Bookkeeping was our second most popular job-to-be-done, and also the highest-friction setup task — the one that most often needed a human. I delayed it, prioritising activation over completeness: better a customer spending with bookkeeping pending than one stuck in accounting setup.

And when customers did reach it, I made it a choice rather than a chore: sync your accounting system, then decide whether your bookkeeper sets Pleo up or you do it yourself.

Connect accounting tools: link your accounting system, set up expense categories, or invite your bookkeeper to help
Bookkeeping, moved to the end and made a choice.

Recommending a plan to reduce pricing issues

Much of the downgrading traced back to pricing: customers upgrading without understanding what they'd bought. In usability tests I found it's not enough to recommend a plan; customers needed to know why we were recommending it.

So the trial ends in plain sight: a recommended plan with its price and reasoning, all plans one click away, and a clear countdown of the trial days left. A confident decision mattered more than a quick conversion.

A recommended plan based on your usage: Pleo Essential with its price, a comparison link, and the reasons behind the recommendation
A recommended plan, with the why alongside it.

Where it landed

Together, the bets went after the economics we started with — losing money on 70% of the customers we acquired — at the moments the money leaked: expectations, time to value, and the pricing decision.

Just as much changed organisationally.

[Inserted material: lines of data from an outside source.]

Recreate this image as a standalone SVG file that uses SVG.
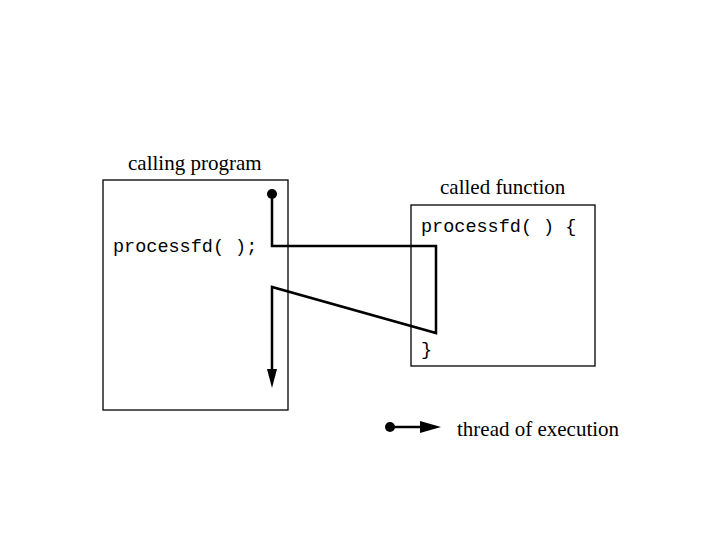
<svg xmlns="http://www.w3.org/2000/svg" width="720" height="540" viewBox="0 0 720 540">
<style>
.box{fill:none;stroke:#000;stroke-width:1.3}
.thr{fill:none;stroke:#000;stroke-width:2.5}
.lbl{font-family:"Liberation Serif",serif;font-size:21px;fill:#000}
.code{font-family:"Liberation Mono",monospace;font-size:18.5px;fill:#000}
</style>
<rect width="720" height="540" fill="#fff"/>
<g id="calling">
<rect class="box" x="103" y="180" width="185" height="230"/>
<text class="lbl" x="128" y="170">calling program</text>
<text class="code" x="113" y="252">processfd( );</text>
</g>
<g id="called">
<rect class="box" x="411" y="205" width="184" height="161"/>
<text class="lbl" x="440" y="194">called function</text>
<text class="code" x="421" y="232">processfd( ) {</text>
<text class="code" x="421" y="355">}</text>
</g>
<g id="connectors">
<circle cx="272" cy="194" r="5"/>
<polyline class="thr" points="272,194 272,246 436,246 436,333 272,287 272,370" />
<path d="M267,369 L277,369 L272,388 Z" fill="#000"/>
</g>
<g id="legend">
<circle cx="390" cy="427" r="5"/>
<line x1="390" y1="427" x2="422" y2="427" stroke="#000" stroke-width="2.5"/>
<path d="M420,421 L441,427 L420,433 Z" fill="#000"/>
<text class="lbl" x="457" y="436">thread of execution</text>
</g>
</svg>
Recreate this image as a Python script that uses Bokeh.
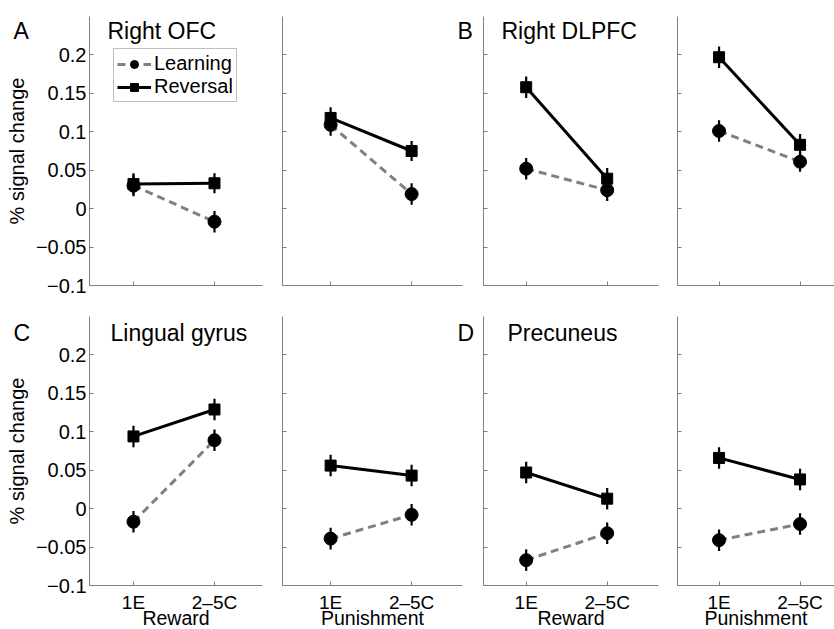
from bokeh.plotting import figure
from bokeh.layouts import column, row
from bokeh.models import (FixedTicker, Label, Legend, LegendItem, Range1d, ColumnDataSource,
                          CustomLabelingPolicy)
from bokeh.embed import file_html
from bokeh.resources import INLINE

FONT = "Liberation Sans"

# ---------------- data ----------------
stages = ["1E", "2–5C"]
stage_pos = [1, 2]
conditions = ["Reward", "Punishment"]
regions = ["Right OFC", "Right DLPFC", "Lingual gyrus", "Precuneus"]
letters = ["A", "B", "C", "D"]
series_names = ["Learning", "Reversal"]

y_ticks = [-0.1, -0.05, 0, 0.05, 0.1, 0.15, 0.2]
y_tick_labels = ["−0.1", "−0.05", "0", "0.05", "0.1", "0.15", "0.2"]

# values: [Reward 1E, Reward 2–5C, Punishment 1E, Punishment 2–5C]
ofc_learning = [0.030, -0.017, 0.109, 0.019]
ofc_reversal = [0.032, 0.033, 0.118, 0.075]
dlpfc_learning = [0.052, 0.024, 0.101, 0.061]
dlpfc_reversal = [0.158, 0.039, 0.197, 0.083]
lingual_learning = [-0.017, 0.089, -0.039, -0.008]
lingual_reversal = [0.094, 0.129, 0.056, 0.043]
precuneus_learning = [-0.067, -0.032, -0.041, -0.020]
precuneus_reversal = [0.047, 0.013, 0.066, 0.038]

ofc_learning_err = [0.014, 0.014, 0.014, 0.014]
ofc_reversal_err = [0.014, 0.013, 0.014, 0.013]
dlpfc_learning_err = [0.014, 0.014, 0.014, 0.013]
dlpfc_reversal_err = [0.014, 0.014, 0.014, 0.014]
lingual_learning_err = [0.014, 0.014, 0.014, 0.014]
lingual_reversal_err = [0.014, 0.014, 0.014, 0.014]
precuneus_learning_err = [0.014, 0.014, 0.014, 0.014]
precuneus_reversal_err = [0.014, 0.014, 0.014, 0.014]

learning_sets = [ofc_learning, dlpfc_learning, lingual_learning, precuneus_learning]
reversal_sets = [ofc_reversal, dlpfc_reversal, lingual_reversal, precuneus_reversal]
learning_errs = [ofc_learning_err, dlpfc_learning_err, lingual_learning_err, precuneus_learning_err]
reversal_errs = [ofc_reversal_err, dlpfc_reversal_err, lingual_reversal_err, precuneus_reversal_err]

# ---------------- layout (page pixels) ----------------
Y0, Y1 = -0.1, 0.25
YSCALE = 269 / (Y1 - Y0)            # px per data unit
XSCALE = 81.0
ROW_CANVAS = [(0, 300), (300, 629)]  # page y extent of each row
AXIS_BOTTOM = [285, 585]             # page y of x-axis lines
COL_CANVAS = [(0, 272), (272, 474), (474, 668), (668, 834)]
COL_LEFT = [89, 282, 483, 677]       # page x of y-axis lines
AXIS_W = [173, 180, 175, 157]
X_AXIS_START = [0.457, 0.406, 0.473, 0.487]

GRAY = "#808080"
HIDE = CustomLabelingPolicy(code="for (const i of indices) indices.unset(i); return indices;")


def xdata(c, page_x):
    return X_AXIS_START[c] + (page_x - COL_LEFT[c]) / XSCALE


def ydata(r, page_y):
    return Y0 + (AXIS_BOTTOM[r] - page_y) / YSCALE


def make_panel(r, c):
    region = 2 * r + (c // 2)
    cond = c % 2
    cl, cr = COL_CANVAS[c]
    ct, cb = ROW_CANVAS[r]
    p = figure(frame_width=cr - cl, frame_height=cb - ct,
               x_range=Range1d(xdata(c, cl), xdata(c, cr)),
               y_range=Range1d(ydata(r, cb), ydata(r, ct)),
               output_backend="svg", toolbar_location=None, tools="",
               min_border_left=0, min_border_right=0,
               min_border_top=0, min_border_bottom=0)
    p.outline_line_color = None
    p.xgrid.grid_line_color = None
    p.ygrid.grid_line_color = None
    p.background_fill_color = "white"
    p.border_fill_color = "white"

    xa, ya = p.xaxis[0], p.yaxis[0]
    for ax in (xa, ya):
        ax.axis_line_color = GRAY
        ax.axis_line_width = 1
        ax.major_tick_line_color = GRAY
        ax.major_tick_in = 4
        ax.major_tick_out = 0
        ax.minor_tick_line_color = None
        ax.major_label_text_font = FONT
        ax.major_label_text_color = "black"
        ax.axis_label_text_font = FONT
        ax.axis_label_text_font_style = "normal"
        ax.axis_label_text_color = "black"
    ya.major_label_text_font_size = "20px"
    ya.axis_label_text_font_size = "20px"
    xa.major_label_text_font_size = "19px"
    xa.axis_label_text_font_size = "19.5px"

    ya.fixed_location = X_AXIS_START[c]
    ya.bounds = (Y0, Y1)
    ya.ticker = FixedTicker(ticks=y_ticks)
    ya.major_label_overrides = {t: l for t, l in zip(y_ticks, y_tick_labels)}
    xa.fixed_location = Y0
    xa.bounds = (X_AXIS_START[c], X_AXIS_START[c] + AXIS_W[c] / XSCALE)
    xa.ticker = FixedTicker(ticks=stage_pos)
    xa.major_label_overrides = {pos: s for pos, s in zip(stage_pos, stages)}

    if c == 0:
        ya.axis_label = "% signal change"
        ya.major_label_standoff = 3
        ya.axis_label_standoff = 5
    else:
        ya.major_label_policy = HIDE
    if r == 1:
        xa.axis_label = conditions[cond]
        xa.major_label_standoff = 6
        xa.axis_label_standoff = -9
    else:
        xa.major_label_policy = HIDE
        xa.major_label_standoff = 0

    sl = slice(2 * cond, 2 * cond + 2)
    lv = learning_sets[region][sl]
    rv = reversal_sets[region][sl]
    le = learning_errs[region][sl]
    re = reversal_errs[region][sl]
    src_l = ColumnDataSource(dict(x=stage_pos, y=lv,
                                  lo=[v - e for v, e in zip(lv, le)],
                                  hi=[v + e for v, e in zip(lv, le)]))
    src_r = ColumnDataSource(dict(x=stage_pos, y=rv,
                                  lo=[v - e for v, e in zip(rv, re)],
                                  hi=[v + e for v, e in zip(rv, re)]))

    l_line = p.line("x", "y", source=src_l, line_color=GRAY, line_width=3, line_dash="8 5")
    r_line = p.line("x", "y", source=src_r, line_color="black", line_width=3)
    p.segment(x0="x", y0="lo", x1="x", y1="hi", source=src_l, line_color="black", line_width=2.2)
    p.segment(x0="x", y0="lo", x1="x", y1="hi", source=src_r, line_color="black", line_width=2.2)
    l_mark = p.scatter("x", "y", source=src_l, marker="circle", size=13,
                       fill_color="black", line_color="black")
    r_mark = p.scatter("x", "y", source=src_r, marker="square", size=11,
                       fill_color="black", line_color="black")

    if r == 0 and c == 0:
        legend = Legend(items=[LegendItem(label=series_names[0], renderers=[l_line, l_mark]),
                               LegendItem(label=series_names[1], renderers=[r_line, r_mark])],
                        location=(113, ROW_CANVAS[0][1] - 102), label_text_font=FONT,
                        label_text_font_size="20px", label_text_color="black",
                        glyph_width=34, glyph_height=20, label_standoff=3, padding=3,
                        spacing=0, margin=0, border_line_color=GRAY, border_line_width=1,
                        background_fill_alpha=1.0)
        p.add_layout(legend)

    # panel titles (region name + letter)
    title_base = [30, 332.7][r]
    if cond == 0:
        title_x = [[107, 501], [110, 507]][r][c // 2]
        p.add_layout(Label(x=xdata(c, title_x), y=ydata(r, title_base), text=regions[region],
                           text_font=FONT, text_font_size="23px", text_baseline="alphabetic",
                           text_align="left", text_color="black"))
    if c == 0:
        p.add_layout(Label(x=xdata(c, 13), y=ydata(r, title_base), text=letters[2 * r],
                           text_font=FONT, text_font_size="23px", text_baseline="alphabetic",
                           text_align="left", text_color="black"))
    if c == 1:
        p.add_layout(Label(x=xdata(c, 457), y=ydata(r, title_base), text=letters[2 * r + 1],
                           text_font=FONT, text_font_size="23px", text_baseline="alphabetic",
                           text_align="left", text_color="black"))
    return p


rows = []
for r in range(2):
    rows.append(row(*[make_panel(r, c) for c in range(4)], spacing=0))
layout = column(*rows, spacing=0)

open("out.html", "w").write(file_html(layout, INLINE))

Onboarding stopped being a sales process and became a product motion, with sales, customer success, product, engineering and leadership working from the same journey map and the same demand data.

The new onboarding was still in beta when I left Pleo, testing the bets market by market: that onboarding aligned to customer goals converts better, that activation beats completeness, and that customers who understand their plan keep it. The final numbers aren't mine to tell, but the direction had already changed.